**DO THIS:**
Using the data beneath this instruction, retype only the lines from the one that contains "Give me the" down to the one that contains "import * as", both included, exactly as they appear.

***

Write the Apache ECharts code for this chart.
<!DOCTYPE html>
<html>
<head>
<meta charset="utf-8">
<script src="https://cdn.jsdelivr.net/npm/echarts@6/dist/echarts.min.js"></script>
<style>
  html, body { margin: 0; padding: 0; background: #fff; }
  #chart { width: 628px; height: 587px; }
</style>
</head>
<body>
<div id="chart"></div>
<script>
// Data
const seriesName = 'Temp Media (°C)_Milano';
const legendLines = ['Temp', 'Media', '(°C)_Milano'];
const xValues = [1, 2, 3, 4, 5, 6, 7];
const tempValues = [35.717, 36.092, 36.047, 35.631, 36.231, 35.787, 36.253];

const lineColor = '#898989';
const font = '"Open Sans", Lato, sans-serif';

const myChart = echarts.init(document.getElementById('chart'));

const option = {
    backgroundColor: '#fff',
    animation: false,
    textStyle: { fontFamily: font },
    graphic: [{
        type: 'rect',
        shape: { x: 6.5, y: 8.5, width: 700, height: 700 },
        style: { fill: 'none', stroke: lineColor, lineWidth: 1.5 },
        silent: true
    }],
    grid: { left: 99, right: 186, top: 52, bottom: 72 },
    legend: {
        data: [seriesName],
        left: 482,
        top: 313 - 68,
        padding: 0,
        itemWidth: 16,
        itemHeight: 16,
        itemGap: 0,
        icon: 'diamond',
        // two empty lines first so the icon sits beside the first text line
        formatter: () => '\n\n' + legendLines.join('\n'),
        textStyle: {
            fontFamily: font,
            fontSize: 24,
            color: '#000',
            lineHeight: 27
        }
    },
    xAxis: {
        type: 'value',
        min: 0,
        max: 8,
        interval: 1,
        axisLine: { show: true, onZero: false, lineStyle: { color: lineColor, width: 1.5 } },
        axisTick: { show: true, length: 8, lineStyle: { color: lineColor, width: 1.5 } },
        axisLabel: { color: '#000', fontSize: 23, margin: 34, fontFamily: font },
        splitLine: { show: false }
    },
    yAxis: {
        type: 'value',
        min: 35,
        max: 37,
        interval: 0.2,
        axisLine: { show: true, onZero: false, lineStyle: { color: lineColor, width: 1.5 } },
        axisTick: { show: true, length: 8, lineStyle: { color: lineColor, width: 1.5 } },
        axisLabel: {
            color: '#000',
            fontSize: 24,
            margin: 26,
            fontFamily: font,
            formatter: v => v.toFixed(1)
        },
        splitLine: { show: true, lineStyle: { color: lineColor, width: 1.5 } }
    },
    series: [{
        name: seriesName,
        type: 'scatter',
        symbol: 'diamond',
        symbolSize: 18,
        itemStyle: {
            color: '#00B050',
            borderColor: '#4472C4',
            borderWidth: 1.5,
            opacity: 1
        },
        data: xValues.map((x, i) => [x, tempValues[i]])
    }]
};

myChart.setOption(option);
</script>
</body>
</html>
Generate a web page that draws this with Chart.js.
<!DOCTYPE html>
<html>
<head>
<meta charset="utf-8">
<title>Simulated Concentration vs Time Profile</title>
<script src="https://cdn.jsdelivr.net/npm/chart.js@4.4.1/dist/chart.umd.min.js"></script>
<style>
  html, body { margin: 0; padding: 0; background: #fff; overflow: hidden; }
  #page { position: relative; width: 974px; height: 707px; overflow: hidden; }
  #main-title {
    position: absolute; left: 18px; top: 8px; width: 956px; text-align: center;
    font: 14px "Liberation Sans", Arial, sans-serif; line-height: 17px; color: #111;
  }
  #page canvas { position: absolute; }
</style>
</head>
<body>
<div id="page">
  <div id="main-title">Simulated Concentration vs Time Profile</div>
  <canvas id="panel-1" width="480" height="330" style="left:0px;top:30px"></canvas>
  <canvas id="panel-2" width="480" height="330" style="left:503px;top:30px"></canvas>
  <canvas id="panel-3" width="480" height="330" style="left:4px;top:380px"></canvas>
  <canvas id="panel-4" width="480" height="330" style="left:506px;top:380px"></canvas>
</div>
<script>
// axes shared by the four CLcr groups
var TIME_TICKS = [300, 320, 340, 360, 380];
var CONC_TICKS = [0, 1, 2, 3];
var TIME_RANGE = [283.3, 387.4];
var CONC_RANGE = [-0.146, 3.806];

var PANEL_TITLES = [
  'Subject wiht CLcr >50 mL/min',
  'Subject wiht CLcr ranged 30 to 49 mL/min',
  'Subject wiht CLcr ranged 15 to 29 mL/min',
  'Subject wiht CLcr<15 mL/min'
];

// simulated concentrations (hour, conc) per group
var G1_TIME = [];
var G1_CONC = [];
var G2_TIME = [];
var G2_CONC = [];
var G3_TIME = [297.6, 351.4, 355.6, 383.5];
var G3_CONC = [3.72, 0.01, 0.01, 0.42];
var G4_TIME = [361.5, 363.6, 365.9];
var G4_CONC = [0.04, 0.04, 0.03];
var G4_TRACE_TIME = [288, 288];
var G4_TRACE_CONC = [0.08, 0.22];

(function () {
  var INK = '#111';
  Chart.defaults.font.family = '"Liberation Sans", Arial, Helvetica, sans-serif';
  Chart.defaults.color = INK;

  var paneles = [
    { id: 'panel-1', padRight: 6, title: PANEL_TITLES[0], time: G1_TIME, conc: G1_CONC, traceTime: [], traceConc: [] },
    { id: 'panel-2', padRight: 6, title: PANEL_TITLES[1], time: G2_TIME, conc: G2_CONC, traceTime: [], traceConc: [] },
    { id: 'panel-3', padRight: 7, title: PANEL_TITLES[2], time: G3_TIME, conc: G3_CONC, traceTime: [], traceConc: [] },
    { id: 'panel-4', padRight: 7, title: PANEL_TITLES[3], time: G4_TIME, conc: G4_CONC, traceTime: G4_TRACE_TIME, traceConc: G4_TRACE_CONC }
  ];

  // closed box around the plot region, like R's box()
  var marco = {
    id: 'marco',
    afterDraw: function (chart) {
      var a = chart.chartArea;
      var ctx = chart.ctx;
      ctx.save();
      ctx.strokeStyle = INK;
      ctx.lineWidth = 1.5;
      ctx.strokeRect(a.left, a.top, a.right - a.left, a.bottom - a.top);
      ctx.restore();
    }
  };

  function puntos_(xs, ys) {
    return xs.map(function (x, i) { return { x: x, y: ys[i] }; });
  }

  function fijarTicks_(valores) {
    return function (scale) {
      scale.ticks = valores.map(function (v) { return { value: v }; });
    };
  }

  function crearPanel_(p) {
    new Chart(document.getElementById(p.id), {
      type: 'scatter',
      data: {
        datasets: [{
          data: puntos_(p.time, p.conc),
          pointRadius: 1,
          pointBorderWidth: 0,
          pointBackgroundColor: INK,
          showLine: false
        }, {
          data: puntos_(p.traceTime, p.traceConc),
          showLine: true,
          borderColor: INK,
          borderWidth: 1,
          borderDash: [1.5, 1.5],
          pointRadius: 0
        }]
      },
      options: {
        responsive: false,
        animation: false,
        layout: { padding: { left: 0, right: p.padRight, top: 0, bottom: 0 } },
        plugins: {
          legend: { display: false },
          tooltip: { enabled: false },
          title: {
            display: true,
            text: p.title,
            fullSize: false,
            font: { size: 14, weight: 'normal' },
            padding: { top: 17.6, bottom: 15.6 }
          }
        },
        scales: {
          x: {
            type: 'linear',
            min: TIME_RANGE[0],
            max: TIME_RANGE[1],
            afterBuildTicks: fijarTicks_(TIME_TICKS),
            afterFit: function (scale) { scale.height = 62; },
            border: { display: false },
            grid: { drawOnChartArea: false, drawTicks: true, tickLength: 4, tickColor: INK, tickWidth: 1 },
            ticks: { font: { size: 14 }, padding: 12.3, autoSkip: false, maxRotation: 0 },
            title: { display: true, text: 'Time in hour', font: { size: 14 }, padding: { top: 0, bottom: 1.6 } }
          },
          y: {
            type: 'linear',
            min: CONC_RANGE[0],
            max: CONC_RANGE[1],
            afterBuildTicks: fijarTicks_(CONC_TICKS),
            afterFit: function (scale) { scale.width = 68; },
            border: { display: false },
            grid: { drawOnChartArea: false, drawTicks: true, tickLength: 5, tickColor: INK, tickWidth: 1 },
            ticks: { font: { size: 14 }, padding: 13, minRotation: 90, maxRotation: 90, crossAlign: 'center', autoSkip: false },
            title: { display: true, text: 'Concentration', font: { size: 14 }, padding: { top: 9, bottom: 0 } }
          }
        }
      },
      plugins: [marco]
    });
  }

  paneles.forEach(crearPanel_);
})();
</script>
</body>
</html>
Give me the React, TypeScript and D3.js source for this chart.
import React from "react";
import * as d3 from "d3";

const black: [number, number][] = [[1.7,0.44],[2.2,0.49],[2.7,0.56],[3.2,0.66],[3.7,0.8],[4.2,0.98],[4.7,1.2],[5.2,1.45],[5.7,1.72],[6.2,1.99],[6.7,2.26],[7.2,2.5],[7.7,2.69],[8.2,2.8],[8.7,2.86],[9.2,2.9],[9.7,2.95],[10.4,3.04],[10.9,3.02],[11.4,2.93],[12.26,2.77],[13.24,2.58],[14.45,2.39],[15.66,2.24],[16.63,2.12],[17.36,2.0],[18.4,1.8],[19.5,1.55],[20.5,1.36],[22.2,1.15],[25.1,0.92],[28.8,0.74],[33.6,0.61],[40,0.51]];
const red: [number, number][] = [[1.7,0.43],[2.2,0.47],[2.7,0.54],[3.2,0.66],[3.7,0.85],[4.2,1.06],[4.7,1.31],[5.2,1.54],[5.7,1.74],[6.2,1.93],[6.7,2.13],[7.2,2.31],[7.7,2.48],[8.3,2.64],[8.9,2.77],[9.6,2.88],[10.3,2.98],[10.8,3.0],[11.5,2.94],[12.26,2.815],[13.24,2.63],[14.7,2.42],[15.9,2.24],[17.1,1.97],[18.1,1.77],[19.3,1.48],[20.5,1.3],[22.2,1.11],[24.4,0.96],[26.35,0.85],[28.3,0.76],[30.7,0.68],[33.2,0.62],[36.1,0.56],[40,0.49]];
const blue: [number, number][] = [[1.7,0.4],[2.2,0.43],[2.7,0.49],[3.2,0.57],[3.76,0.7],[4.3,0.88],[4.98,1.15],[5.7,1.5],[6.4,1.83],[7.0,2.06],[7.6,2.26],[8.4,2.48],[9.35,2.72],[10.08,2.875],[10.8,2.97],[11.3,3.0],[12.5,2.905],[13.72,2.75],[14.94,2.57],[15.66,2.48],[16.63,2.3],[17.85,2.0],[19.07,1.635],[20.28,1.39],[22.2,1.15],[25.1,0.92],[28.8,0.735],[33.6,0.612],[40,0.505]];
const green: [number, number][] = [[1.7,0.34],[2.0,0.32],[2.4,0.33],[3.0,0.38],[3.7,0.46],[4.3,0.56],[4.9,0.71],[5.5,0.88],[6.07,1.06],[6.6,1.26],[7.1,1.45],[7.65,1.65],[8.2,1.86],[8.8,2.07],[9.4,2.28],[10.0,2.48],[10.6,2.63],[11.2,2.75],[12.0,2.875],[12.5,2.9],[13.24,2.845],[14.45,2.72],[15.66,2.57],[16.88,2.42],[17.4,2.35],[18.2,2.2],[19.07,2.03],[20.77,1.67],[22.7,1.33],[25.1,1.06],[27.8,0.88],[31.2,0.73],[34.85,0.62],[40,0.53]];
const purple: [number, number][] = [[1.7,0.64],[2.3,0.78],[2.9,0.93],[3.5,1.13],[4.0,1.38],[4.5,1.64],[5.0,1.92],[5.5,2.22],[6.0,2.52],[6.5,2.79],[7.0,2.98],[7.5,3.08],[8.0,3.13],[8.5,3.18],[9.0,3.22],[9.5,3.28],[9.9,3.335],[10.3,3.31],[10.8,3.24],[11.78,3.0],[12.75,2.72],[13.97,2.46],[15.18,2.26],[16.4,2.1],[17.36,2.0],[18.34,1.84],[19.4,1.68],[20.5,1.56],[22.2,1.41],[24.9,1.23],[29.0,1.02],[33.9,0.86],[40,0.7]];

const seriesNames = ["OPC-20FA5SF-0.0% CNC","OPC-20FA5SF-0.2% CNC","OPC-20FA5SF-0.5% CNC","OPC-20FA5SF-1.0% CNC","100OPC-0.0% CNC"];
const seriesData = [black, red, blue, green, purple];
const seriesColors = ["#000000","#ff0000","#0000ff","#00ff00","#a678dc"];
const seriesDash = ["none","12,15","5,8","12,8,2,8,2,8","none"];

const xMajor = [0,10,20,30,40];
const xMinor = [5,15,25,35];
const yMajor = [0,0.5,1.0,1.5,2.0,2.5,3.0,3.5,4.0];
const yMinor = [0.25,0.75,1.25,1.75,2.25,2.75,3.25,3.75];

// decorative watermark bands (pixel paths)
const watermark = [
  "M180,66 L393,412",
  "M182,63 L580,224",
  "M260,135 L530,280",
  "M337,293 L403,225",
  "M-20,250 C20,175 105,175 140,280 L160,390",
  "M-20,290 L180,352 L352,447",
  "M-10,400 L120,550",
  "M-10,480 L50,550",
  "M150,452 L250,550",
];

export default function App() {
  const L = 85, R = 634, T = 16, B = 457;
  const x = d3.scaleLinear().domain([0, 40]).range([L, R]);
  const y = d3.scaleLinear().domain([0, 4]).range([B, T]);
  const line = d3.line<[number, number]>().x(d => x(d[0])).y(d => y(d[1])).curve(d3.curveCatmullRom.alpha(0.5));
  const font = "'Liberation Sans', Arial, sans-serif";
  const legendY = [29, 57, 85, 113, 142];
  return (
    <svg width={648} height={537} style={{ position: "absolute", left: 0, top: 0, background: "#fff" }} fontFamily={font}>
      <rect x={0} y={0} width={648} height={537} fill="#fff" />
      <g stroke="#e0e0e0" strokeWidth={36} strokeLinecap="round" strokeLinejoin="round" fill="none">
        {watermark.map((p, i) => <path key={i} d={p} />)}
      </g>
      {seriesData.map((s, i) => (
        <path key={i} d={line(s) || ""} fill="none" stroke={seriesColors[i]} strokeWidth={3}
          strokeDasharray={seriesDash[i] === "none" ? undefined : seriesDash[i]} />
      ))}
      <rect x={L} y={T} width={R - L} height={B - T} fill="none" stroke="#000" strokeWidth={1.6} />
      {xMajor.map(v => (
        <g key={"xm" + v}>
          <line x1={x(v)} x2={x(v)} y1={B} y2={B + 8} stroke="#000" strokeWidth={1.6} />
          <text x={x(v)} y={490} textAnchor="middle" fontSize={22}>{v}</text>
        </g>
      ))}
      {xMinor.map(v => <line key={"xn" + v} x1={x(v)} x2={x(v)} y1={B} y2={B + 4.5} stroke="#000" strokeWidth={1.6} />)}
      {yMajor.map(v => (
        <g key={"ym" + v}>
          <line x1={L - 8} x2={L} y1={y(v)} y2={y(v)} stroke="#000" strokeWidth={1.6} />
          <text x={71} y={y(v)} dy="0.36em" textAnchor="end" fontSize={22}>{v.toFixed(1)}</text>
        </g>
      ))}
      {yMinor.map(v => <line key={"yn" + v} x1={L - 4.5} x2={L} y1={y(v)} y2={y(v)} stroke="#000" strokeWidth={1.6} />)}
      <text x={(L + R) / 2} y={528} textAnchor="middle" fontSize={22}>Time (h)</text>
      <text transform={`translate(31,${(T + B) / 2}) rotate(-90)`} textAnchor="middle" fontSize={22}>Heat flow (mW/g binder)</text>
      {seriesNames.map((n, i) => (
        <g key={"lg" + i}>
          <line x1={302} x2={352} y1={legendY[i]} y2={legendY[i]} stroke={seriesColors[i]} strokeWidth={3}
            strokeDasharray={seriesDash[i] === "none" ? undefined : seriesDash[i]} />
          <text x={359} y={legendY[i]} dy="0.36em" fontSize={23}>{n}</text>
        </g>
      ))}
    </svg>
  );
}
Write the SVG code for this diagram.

***

**RESULT:**
Give me the React, TypeScript and D3.js source for this chart.
import React from "react";
import * as d3 from "d3";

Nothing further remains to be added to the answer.